TASK REQUIREMENTS = From the listing that follows, reproduce only the lines from the one holding "Generate a web" through the one holding "35, step: 5", both included, with no pictures.
%%
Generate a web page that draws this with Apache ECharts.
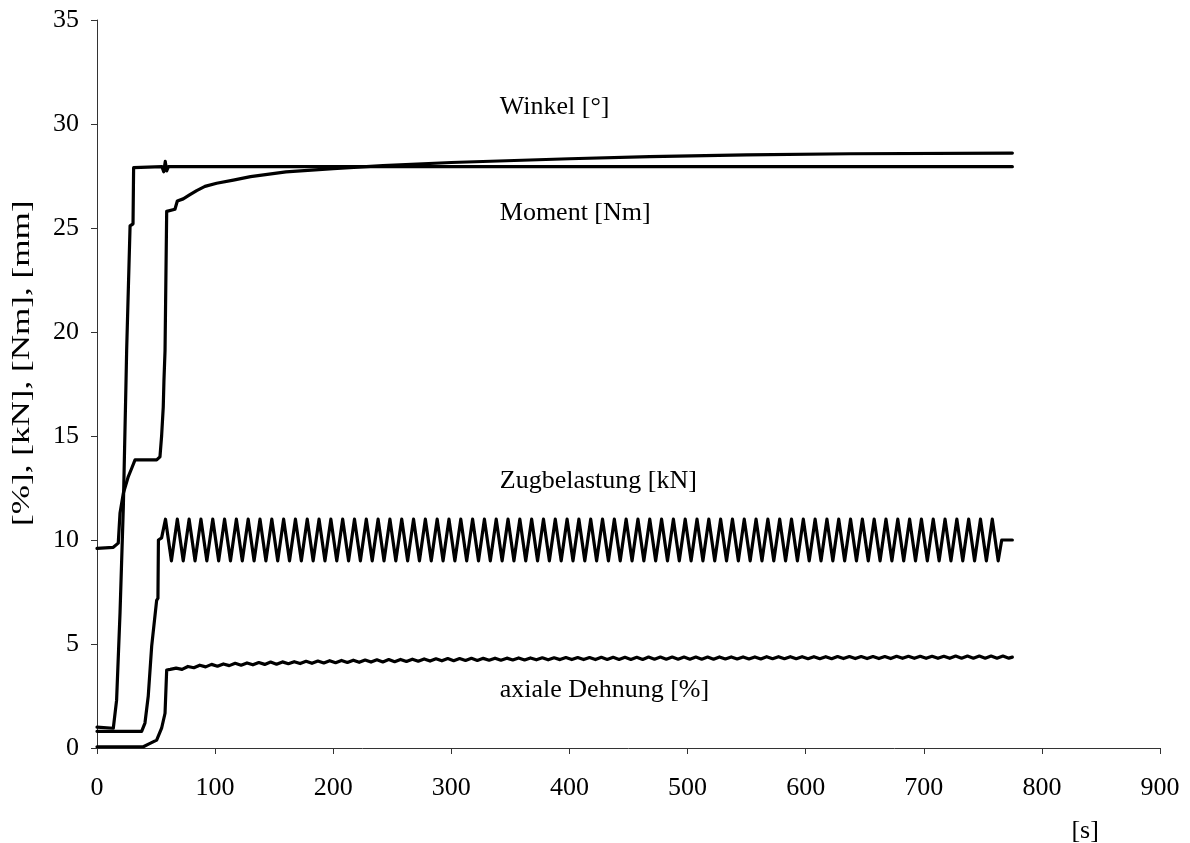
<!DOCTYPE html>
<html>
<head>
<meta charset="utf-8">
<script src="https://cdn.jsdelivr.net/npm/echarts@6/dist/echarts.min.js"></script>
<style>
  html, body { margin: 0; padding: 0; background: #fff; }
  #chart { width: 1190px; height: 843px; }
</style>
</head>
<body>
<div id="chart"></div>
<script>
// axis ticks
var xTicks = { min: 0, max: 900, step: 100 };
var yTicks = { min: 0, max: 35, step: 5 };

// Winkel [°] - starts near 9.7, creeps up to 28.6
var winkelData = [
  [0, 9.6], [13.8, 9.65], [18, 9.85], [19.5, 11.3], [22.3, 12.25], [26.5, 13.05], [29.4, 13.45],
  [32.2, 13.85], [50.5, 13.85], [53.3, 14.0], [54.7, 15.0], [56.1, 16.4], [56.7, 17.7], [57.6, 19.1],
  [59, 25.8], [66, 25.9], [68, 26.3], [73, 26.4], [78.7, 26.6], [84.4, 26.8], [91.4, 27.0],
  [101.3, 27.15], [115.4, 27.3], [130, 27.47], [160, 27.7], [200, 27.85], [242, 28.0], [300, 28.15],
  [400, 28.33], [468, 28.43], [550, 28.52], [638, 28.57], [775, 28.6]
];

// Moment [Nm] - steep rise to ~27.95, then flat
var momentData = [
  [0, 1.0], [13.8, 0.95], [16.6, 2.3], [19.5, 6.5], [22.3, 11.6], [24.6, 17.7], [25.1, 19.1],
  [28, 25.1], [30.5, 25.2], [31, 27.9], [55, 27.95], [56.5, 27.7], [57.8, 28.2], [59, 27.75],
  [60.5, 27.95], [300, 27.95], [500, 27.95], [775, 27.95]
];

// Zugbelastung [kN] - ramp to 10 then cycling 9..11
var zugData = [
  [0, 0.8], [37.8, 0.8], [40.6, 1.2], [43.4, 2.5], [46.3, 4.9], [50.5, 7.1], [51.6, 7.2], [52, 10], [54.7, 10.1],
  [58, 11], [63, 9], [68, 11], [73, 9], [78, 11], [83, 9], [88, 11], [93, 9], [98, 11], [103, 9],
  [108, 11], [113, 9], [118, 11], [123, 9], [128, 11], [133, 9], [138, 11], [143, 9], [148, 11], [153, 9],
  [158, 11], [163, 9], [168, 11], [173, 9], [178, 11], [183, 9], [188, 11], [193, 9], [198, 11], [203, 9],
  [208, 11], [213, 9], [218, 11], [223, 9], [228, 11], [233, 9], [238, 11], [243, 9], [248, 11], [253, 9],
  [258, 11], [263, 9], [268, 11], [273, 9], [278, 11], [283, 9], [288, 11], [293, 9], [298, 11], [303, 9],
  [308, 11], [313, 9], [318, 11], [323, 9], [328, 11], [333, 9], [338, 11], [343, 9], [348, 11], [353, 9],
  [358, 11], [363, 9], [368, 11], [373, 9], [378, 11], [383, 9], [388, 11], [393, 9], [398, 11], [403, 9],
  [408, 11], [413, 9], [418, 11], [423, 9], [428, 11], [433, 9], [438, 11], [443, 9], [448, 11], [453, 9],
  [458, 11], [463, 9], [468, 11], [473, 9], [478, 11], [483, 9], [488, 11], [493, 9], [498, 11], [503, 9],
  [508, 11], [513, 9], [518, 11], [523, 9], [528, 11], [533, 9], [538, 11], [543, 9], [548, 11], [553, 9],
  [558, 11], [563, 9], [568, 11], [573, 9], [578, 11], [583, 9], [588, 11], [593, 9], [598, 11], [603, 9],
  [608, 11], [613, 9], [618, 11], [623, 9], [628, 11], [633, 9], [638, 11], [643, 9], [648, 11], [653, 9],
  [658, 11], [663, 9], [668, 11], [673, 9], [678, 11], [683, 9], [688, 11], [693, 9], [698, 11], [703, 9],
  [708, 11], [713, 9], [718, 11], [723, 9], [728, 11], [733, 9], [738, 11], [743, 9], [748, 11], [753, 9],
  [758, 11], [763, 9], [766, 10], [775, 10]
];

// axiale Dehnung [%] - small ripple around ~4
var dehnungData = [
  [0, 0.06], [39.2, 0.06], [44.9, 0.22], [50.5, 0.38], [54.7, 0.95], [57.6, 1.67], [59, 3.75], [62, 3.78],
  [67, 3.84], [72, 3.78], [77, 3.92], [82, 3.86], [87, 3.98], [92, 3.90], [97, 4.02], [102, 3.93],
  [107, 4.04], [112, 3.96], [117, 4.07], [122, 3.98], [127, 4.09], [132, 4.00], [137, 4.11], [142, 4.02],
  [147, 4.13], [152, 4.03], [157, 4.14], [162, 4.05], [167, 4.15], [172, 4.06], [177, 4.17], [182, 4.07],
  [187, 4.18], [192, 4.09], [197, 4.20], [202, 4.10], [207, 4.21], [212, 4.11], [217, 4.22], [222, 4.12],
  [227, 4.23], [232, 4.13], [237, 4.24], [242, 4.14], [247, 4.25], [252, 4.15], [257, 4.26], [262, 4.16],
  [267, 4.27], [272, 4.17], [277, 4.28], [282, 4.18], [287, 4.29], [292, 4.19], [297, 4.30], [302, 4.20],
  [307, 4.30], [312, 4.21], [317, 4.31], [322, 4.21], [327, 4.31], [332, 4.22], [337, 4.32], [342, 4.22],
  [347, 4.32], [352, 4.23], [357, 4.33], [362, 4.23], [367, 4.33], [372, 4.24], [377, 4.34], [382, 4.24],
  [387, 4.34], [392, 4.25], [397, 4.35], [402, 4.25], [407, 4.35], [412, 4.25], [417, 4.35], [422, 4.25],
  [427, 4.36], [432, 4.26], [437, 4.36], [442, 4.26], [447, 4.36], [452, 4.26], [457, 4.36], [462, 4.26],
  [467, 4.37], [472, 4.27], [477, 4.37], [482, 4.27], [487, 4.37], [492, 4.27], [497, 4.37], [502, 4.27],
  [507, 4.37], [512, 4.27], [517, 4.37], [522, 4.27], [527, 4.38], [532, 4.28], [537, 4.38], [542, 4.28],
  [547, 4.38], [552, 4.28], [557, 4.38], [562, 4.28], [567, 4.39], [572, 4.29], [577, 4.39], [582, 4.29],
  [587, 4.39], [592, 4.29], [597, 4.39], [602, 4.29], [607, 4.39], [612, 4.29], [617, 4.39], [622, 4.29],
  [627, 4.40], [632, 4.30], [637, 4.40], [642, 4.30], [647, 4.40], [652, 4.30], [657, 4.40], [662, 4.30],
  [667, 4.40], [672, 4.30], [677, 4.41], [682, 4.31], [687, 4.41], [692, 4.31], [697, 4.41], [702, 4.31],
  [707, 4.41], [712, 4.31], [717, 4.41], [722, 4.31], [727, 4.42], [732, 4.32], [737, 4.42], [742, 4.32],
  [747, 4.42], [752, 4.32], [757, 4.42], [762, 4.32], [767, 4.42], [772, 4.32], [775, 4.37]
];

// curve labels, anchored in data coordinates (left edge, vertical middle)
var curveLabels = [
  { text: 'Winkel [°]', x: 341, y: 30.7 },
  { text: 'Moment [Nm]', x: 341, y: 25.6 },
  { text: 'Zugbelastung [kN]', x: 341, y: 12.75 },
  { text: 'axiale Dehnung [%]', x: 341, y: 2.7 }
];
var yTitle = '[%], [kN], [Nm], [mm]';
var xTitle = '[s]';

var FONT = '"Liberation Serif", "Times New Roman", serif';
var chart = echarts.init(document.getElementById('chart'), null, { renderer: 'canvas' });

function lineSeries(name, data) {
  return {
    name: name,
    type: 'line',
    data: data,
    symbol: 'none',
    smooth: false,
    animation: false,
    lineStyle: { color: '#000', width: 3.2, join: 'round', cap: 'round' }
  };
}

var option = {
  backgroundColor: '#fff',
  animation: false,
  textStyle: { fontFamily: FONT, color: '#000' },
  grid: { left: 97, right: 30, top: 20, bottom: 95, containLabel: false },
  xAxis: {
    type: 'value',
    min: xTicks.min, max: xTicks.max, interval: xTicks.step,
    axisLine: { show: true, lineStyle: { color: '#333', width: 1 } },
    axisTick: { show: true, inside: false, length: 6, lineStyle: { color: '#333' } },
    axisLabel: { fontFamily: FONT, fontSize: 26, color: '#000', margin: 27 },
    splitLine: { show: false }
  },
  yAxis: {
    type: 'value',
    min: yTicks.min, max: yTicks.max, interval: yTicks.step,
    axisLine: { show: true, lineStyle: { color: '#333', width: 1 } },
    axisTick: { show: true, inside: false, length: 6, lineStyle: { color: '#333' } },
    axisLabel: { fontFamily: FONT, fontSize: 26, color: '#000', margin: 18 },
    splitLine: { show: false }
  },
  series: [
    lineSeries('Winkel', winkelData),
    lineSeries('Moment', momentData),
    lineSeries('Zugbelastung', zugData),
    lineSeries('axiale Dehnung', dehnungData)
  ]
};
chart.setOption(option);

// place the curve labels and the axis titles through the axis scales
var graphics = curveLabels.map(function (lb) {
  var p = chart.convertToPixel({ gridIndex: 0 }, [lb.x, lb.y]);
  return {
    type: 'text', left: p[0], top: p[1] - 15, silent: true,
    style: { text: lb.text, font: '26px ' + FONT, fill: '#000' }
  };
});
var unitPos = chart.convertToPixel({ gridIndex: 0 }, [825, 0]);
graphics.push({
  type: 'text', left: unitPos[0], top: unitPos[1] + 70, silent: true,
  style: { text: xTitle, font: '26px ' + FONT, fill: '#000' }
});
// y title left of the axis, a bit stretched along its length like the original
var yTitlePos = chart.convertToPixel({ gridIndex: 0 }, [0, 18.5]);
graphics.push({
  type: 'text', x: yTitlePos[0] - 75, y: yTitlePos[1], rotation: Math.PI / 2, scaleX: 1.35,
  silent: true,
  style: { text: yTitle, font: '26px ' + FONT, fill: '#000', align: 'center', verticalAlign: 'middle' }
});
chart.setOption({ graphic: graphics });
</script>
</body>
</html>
%%
%%
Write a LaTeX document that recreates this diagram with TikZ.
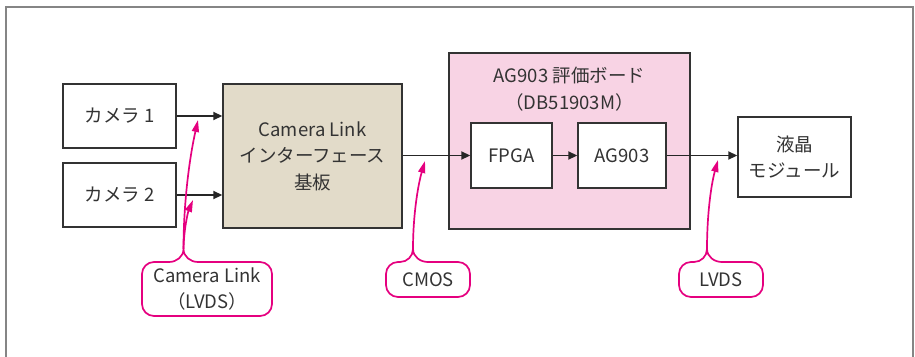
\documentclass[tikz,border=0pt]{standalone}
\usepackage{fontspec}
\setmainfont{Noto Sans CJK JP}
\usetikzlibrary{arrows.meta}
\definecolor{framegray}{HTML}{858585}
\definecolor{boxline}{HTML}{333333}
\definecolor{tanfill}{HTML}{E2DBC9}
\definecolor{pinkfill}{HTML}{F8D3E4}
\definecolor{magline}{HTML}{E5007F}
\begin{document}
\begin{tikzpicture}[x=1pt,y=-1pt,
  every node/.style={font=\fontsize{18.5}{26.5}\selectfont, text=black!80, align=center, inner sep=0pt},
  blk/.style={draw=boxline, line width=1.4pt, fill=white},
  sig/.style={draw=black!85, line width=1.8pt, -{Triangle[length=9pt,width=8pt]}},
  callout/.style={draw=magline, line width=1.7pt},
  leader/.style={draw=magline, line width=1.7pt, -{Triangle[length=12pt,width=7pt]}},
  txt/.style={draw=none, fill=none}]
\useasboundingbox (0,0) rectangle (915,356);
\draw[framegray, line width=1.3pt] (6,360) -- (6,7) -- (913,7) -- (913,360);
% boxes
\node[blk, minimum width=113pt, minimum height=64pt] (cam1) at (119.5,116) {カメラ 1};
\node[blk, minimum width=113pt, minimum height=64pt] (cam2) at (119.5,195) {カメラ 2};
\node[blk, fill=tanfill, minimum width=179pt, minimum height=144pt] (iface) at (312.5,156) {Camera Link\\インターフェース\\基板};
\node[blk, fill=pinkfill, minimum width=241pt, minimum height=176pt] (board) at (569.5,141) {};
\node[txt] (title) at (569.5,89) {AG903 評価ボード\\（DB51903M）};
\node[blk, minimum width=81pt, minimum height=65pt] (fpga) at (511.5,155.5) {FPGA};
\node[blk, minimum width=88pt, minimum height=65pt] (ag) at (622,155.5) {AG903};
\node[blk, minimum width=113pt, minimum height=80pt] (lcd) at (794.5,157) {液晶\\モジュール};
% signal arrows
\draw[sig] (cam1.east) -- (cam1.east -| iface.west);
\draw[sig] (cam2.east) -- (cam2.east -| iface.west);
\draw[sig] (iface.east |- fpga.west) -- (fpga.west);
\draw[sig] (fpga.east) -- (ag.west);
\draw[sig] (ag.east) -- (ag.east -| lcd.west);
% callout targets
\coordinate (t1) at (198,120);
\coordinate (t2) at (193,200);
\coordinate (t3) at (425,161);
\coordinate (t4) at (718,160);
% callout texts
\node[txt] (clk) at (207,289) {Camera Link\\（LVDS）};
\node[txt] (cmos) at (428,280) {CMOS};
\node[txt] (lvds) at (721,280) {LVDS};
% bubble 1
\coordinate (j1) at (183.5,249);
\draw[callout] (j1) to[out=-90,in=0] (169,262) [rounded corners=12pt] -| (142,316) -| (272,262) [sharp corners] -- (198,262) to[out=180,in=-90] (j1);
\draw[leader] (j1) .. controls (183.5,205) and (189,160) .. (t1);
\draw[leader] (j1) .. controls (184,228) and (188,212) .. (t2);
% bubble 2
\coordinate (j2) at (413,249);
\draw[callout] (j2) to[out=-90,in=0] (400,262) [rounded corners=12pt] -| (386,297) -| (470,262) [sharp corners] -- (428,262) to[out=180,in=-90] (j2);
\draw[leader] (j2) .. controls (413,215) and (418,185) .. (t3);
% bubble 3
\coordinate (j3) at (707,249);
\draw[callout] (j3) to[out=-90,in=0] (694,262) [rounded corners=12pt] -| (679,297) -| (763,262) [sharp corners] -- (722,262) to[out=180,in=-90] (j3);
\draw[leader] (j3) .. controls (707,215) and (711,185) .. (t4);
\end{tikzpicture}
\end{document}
%%
%%
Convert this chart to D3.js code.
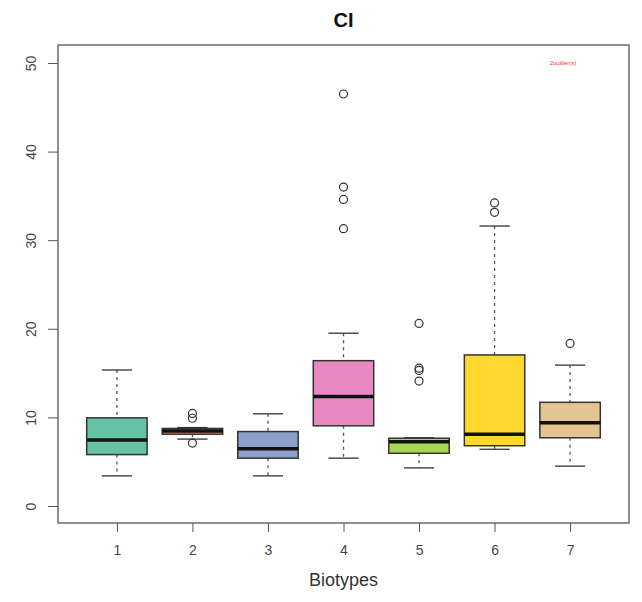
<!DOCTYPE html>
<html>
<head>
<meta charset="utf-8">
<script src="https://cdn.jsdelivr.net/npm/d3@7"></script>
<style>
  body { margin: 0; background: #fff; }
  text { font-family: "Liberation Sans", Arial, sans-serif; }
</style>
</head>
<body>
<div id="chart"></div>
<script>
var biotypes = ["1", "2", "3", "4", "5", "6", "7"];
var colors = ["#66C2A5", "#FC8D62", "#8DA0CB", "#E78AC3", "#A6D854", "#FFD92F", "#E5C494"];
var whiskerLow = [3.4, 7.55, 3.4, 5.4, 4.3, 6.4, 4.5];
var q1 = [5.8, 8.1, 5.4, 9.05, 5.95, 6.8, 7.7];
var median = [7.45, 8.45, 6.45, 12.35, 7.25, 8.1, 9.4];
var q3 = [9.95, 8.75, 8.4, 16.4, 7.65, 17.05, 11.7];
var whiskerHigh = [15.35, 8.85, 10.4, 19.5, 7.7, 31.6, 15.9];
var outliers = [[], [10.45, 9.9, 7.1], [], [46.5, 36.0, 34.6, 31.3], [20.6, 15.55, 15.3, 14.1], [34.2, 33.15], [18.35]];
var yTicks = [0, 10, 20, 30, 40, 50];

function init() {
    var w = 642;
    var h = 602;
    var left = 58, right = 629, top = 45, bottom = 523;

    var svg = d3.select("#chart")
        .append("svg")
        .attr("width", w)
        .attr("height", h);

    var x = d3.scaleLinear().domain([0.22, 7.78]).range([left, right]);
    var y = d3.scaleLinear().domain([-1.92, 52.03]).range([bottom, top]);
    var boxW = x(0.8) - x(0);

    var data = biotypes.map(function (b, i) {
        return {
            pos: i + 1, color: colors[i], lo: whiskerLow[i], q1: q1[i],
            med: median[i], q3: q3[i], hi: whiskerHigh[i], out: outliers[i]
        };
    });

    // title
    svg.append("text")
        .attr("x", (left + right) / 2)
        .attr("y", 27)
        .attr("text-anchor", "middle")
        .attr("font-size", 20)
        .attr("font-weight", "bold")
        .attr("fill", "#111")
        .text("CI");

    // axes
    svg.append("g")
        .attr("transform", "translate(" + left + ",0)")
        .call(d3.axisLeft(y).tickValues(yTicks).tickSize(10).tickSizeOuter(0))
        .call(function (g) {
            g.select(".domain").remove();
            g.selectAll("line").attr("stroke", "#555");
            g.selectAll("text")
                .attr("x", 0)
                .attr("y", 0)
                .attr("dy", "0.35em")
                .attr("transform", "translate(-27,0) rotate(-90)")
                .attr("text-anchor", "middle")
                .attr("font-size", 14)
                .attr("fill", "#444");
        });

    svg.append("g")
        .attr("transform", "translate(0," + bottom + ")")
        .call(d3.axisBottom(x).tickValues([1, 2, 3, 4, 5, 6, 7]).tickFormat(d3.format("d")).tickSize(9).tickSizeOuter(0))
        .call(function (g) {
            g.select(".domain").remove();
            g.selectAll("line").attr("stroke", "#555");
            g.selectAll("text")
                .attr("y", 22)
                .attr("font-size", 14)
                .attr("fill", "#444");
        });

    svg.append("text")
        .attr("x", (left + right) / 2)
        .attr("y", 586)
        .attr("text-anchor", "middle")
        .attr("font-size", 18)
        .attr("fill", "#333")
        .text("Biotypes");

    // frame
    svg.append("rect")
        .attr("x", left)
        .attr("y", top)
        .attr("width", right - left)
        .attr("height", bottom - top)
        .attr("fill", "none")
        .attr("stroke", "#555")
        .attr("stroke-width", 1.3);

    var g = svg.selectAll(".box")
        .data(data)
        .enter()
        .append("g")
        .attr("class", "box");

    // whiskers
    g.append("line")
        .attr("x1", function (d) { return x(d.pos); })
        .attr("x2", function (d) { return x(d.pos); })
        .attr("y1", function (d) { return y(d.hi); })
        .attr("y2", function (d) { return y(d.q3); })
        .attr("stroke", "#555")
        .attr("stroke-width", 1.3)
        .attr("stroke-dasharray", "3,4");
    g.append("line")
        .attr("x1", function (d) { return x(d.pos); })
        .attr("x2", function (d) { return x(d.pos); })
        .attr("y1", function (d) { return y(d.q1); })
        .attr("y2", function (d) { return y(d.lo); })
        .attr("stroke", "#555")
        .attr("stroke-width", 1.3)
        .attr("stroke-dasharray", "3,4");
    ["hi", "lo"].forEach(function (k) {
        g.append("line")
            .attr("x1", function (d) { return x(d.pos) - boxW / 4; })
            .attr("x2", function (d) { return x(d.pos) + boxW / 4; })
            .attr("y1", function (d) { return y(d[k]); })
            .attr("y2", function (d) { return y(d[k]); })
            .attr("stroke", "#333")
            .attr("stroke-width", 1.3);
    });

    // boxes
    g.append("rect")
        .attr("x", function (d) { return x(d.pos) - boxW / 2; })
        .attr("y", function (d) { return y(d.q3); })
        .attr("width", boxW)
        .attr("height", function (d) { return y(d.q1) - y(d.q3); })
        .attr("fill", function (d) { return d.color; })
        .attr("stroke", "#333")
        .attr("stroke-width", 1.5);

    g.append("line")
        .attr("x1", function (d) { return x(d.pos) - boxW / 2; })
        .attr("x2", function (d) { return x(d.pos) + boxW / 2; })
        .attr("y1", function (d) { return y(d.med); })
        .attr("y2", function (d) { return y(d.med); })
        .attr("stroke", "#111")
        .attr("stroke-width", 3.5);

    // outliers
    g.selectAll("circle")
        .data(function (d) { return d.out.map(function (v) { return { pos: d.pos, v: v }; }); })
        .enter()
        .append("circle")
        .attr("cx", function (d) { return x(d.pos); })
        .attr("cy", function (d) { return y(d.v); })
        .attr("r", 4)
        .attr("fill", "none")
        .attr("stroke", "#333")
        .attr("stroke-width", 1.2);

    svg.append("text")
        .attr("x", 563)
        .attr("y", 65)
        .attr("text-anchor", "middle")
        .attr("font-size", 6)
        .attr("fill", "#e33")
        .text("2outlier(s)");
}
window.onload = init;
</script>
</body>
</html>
%%
RESPONSE TO THE EXERCISE =
Generate a web page that draws this with Apache ECharts.
<!DOCTYPE html>
<html>
<head>
<meta charset="utf-8">
<script src="https://cdn.jsdelivr.net/npm/echarts@6/dist/echarts.min.js"></script>
<style>
  html, body { margin: 0; padding: 0; background: #fff; }
  #chart { width: 1190px; height: 843px; }
</style>
</head>
<body>
<div id="chart"></div>
<script>
// axis ticks
var xTicks = { min: 0, max: 900, step: 100 };
var yTicks = { min: 0, max: 35, step: 5 };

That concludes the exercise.